MORE ON THE AVENUE

THE PRESS - First a centre of industry and then a strip lined by car yards, Moorhouse Avenue in Christchurch is changing again. Sparked by the construction of a major new Lincoln Road business park and the $12 million deviation linking it directly to Blenheim Road, the avenue is appreciating in value and new users are moving in. Already, the deviation itself is lined with expensive new developments by Ngai Tahu Properties. Other tenants have signed up for space in DY Investments and Calder Stewart’s $80m Hazeldean Business Park. “It’s changing the face of Moorhouse Avenue,” says Simes Ltd’s director of commercial sales and leasing, Greg Bevin. “People are saying that’s going to have a positive spin-off effect, and maybe they should position themselves down there.” The shift has pushed up land prices on the avenue, with buyers now paying over $900 a square metre for commercial sites, and some owners said to be looking for $1000 a square metre to sell. Much of the tenant interest is coming from big box retailers who are increasingly moving in alongside the car yards. However, prices are not yet too high for car dealers, Bevin says. “

A lot of the yards are owner occupied and being good car boys they know the value of a dollar.” On the eastern side of the Colombo Street overbridge, Moorhouse Central owners Lilly Cooper and James Davies are partway through a major revamp to build what will be Progessive Enterprises’ largest supermarket, a new retail/office block, and a foodcourt which is already trading. The pair bought the property two years ago for $14 million from a consortium of Dunedin investors before embarking on the rebuild.

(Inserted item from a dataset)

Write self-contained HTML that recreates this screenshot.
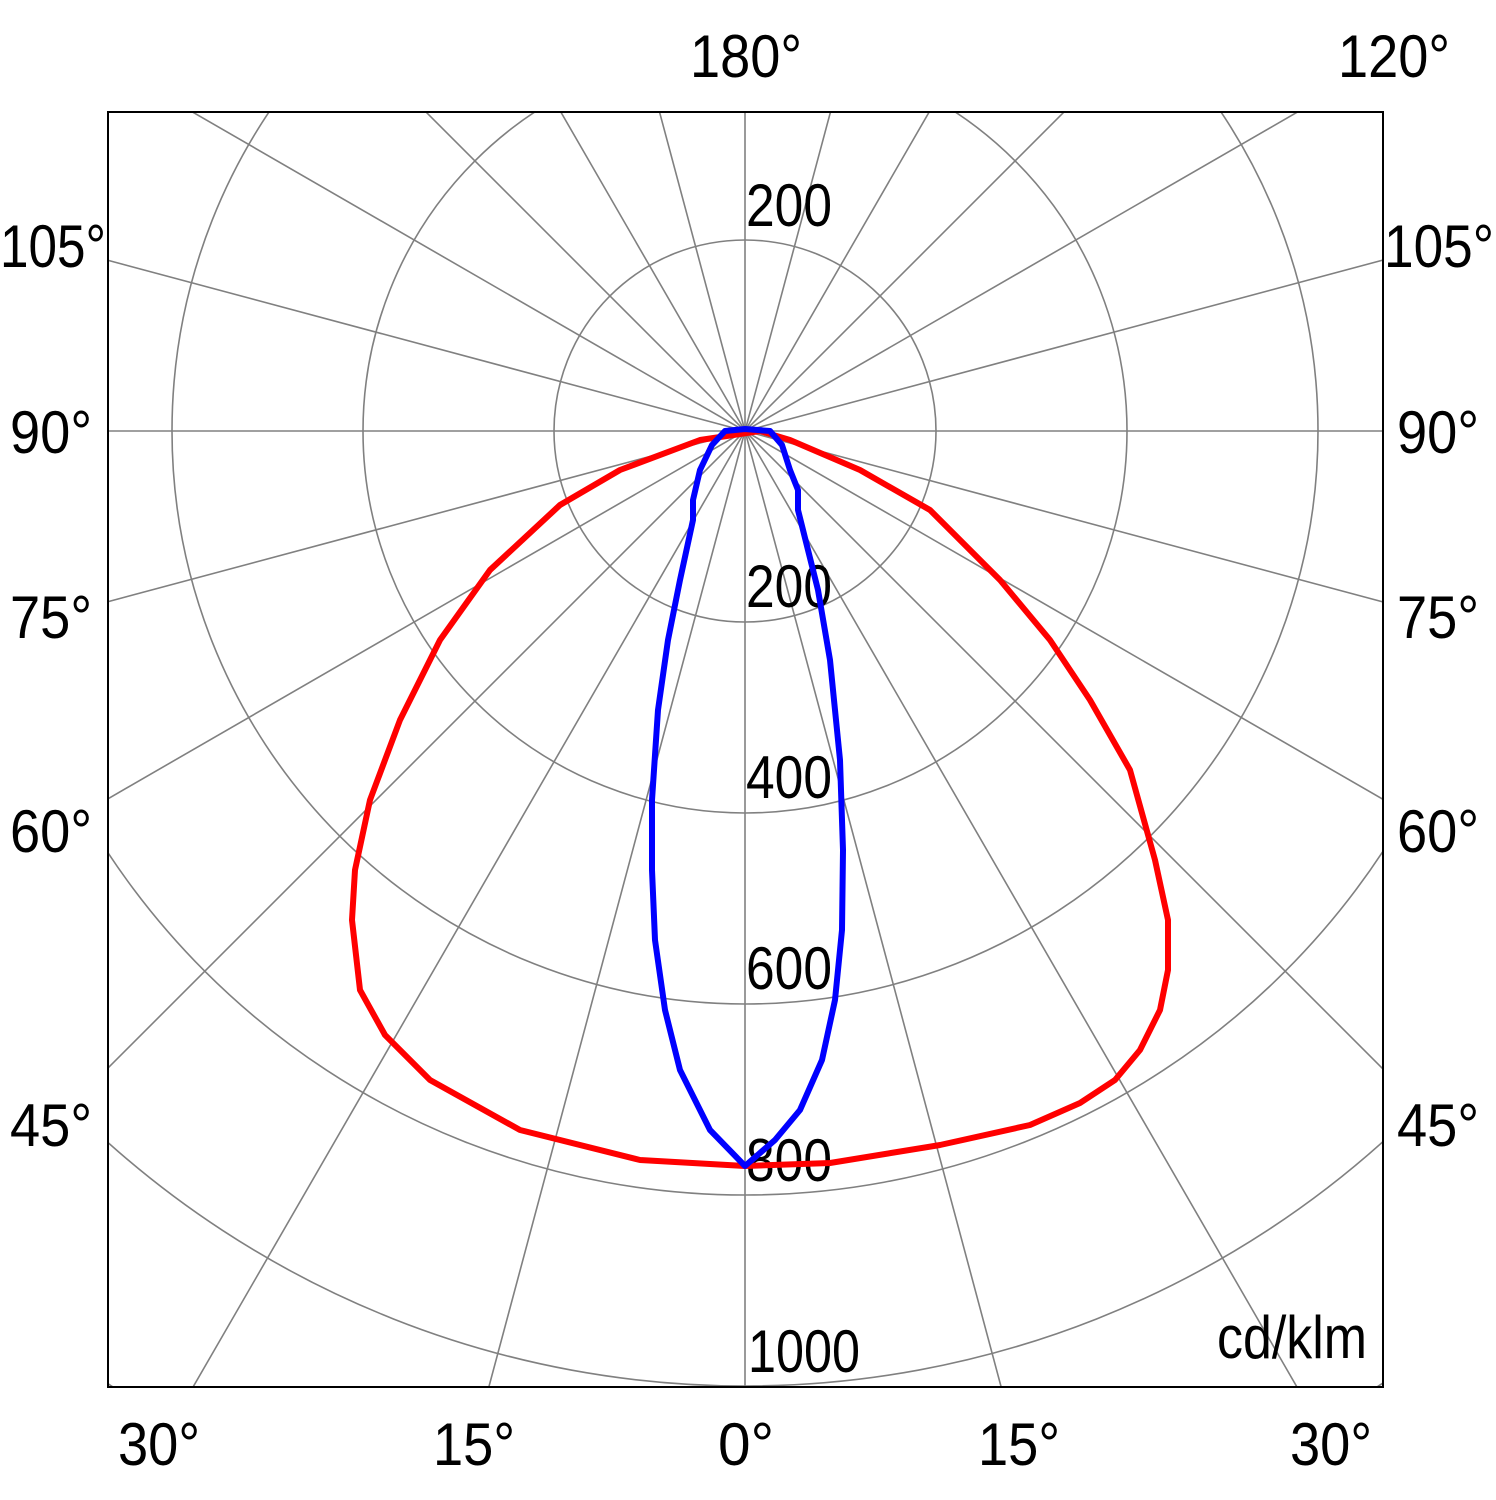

At the other end of the avenue, several bulk retail blocks including the Harvey Norman Centre and Moorhouse City are full, with high demand for space. This end of the street is dominated by homewares tenants and now houses the likes of Smiths City, Bond and Bond, Noel Leeming, Power Store, and Harvey Norman itself. Hunter Furniture is also about to move into premises vacated by Mitre 10’s move to its new Ferrymead superstore. Brent Bailey of Colliers International Christchurch says prices along the street have risen in line with the rents bulk retailers will pay for a good spot with plenty of shoppers driving past. “You’ve just got to look at the lack of vacancies along there - it’s clear that demand is high. “There’s interest nationally in Moorhouse Avenue, for national operators arriving in Christchurch, it would certainly be on their shopping list.” Meanwhile at the western end of the avenue, developer Lindsay O’Donnell is soliciting tenant and investor interest for the new office building he is planning overlooking Hagley Park. The five-storey building has been several years in the planning and will be built on the site of an industrial warehouse.

Properties now for sale along Moorhouse Avenue include: A one-hectare retail complex on 11 titles at 220 Moorhouse Avenue owned by a group of investors under the name Arvensis Holdings Ltd. The block houses retailers Bedpost and Animates, while Hunter Furniture is about to shift in from its showroom in Riccarton Road. The property brings in an annual rent of almost $750,000. Central-city yard - A vacant yard used as a commercial carpark is for sale in central Christchurch. The Allen Street property covers l2l7sq in three titles and is leased to Christchurch Polytechnic. Marketing agent Paul Marshall, of Simes, says the property could eventually be developed.